Key Takeaways and the Case for Professional Guidance
Private placements are often portrayed as streamlined alternatives to public offerings. In reality, while the federal exemption framework may spare issuers the burdens of registration, it does not eliminate the discipline and precision that state law demands. A comprehensive Blue Sky Memorandum transforms a patchwork of state requirements into an actionable plan, coordinates federal and state timing, and embeds controls into the offering process. It is a working tool for compliance, not a ceremonial document.

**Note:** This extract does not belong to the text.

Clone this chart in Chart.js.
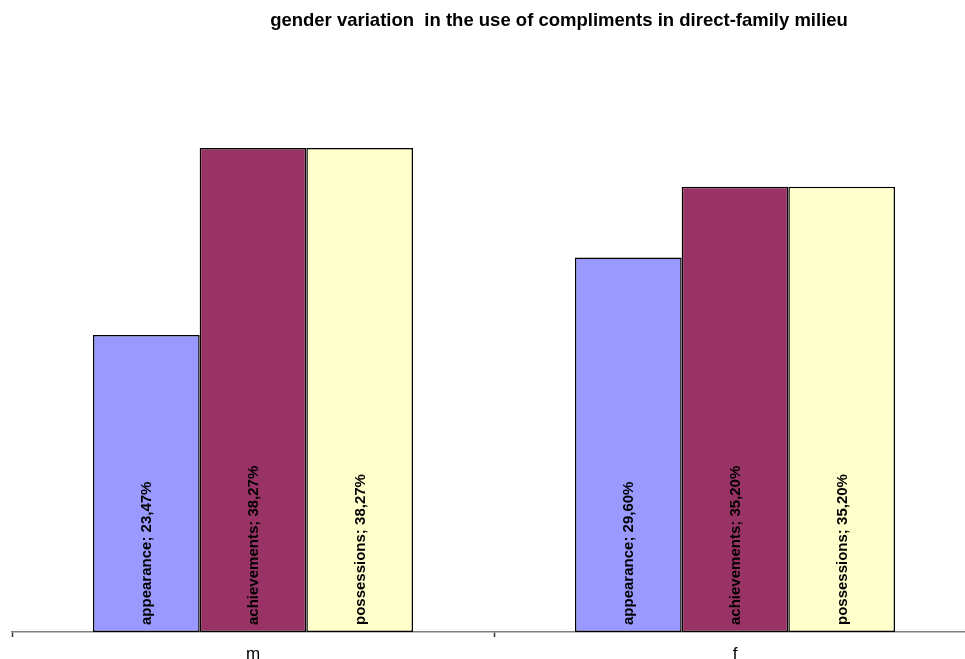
<!DOCTYPE html>
<html>
<head>
<meta charset="utf-8">
<script src="https://cdn.jsdelivr.net/npm/chart.js@4.4.0/dist/chart.umd.min.js"></script>
<style>
  html, body { margin: 0; padding: 0; background: #fff; overflow: hidden; }
  #wrap { position: relative; width: 980px; height: 659px; }
</style>
</head>
<body>
<div id="wrap"><canvas id="chart"></canvas></div>
<script>
// categories and series (percentages)
const categories = ['m', 'f'];
const seriesNames = ['appearance', 'achievements', 'possessions'];
const appearance = [23.47, 29.60];
const achievements = [38.27, 35.20];
const possessions = [38.27, 35.20];
const seriesColors = ['#9999FF', '#993366', '#FFFFCC'];
const chartTitle = 'gender variation  in the use of compliments in direct-family milieu';

const FONT = 'Arial, "Liberation Sans", sans-serif';

// format value like 23,47%
function fmtPct(v) {
  return v.toFixed(2).replace('.', ',') + '%';
}

// vertical labels inside each bar: "name; value"
const barLabels = {
  id: 'barLabels',
  afterDatasetsDraw(chart) {
    const ctx = chart.ctx;
    const bottom = chart.chartArea.bottom;
    chart.data.datasets.forEach((ds, i) => {
      const meta = chart.getDatasetMeta(i);
      meta.data.forEach((bar, j) => {
        ctx.save();
        ctx.translate(bar.x, bottom - 7);
        ctx.rotate(-Math.PI / 2);
        ctx.font = 'bold 15px ' + FONT;
        ctx.fillStyle = '#000';
        ctx.textAlign = 'left';
        ctx.textBaseline = 'middle';
        ctx.fillText(ds.label + '; ' + fmtPct(ds.data[j]), 0, 1);
        ctx.restore();
      });
    });
  }
};

// title sits off-centre, over the right part of the plot
const titleText = {
  id: 'titleText',
  afterDraw(chart) {
    const ctx = chart.ctx;
    ctx.save();
    ctx.font = 'bold 18.5px ' + FONT;
    ctx.fillStyle = '#000';
    ctx.textAlign = 'center';
    ctx.textBaseline = 'alphabetic';
    ctx.fillText(chartTitle, 559, 26);
    ctx.restore();
  }
};

const values = [appearance, achievements, possessions];

new Chart(document.getElementById('chart'), {
  type: 'bar',
  data: {
    labels: categories,
    datasets: seriesNames.map((name, i) => ({
      label: name,
      data: values[i],
      backgroundColor: seriesColors[i],
      borderColor: '#000',
      borderWidth: 1.5,
      borderSkipped: false,
      categoryPercentage: 0.664,
      barPercentage: 1
    }))
  },
  options: {
    responsive: true,
    maintainAspectRatio: false,
    animation: false,
    layout: { padding: { top: 126, left: 12, right: 4, bottom: 0 } },
    plugins: {
      legend: { display: false },
      tooltip: { enabled: false },
      title: { display: false }
    },
    scales: {
      x: {
        offset: true,
        grid: {
          offset: true,
          drawOnChartArea: false,
          drawTicks: true,
          tickLength: 5,
          tickWidth: 1.5,
          tickColor: '#333'
        },
        border: { display: true, color: '#808080', width: 1.5 },
        ticks: {
          color: '#000',
          font: { family: FONT, size: 17 },
          padding: 7
        },
        afterFit(scale) { scale.height = 27; }
      },
      y: {
        display: false,
        min: 0,
        max: 40
      }
    }
  },
  plugins: [barLabels, titleText]
});
</script>
</body>
</html>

The cost of missteps is real: missed filings, improper solicitation, unregistered intermediary activity, and inadequate documentation can all produce regulatory exposure, rescission risk, and reputational harm that outlasts a single capital raise. Experienced counsel, especially those integrated with tax expertise, can shepherd the issuer through the details, interrogate assumptions, and install durable procedures. The complexity inherent in even simple offerings is precisely why a well-prepared Blue Sky Memorandum is not optional; it is essential to executing a compliant, credible, and efficient private placement.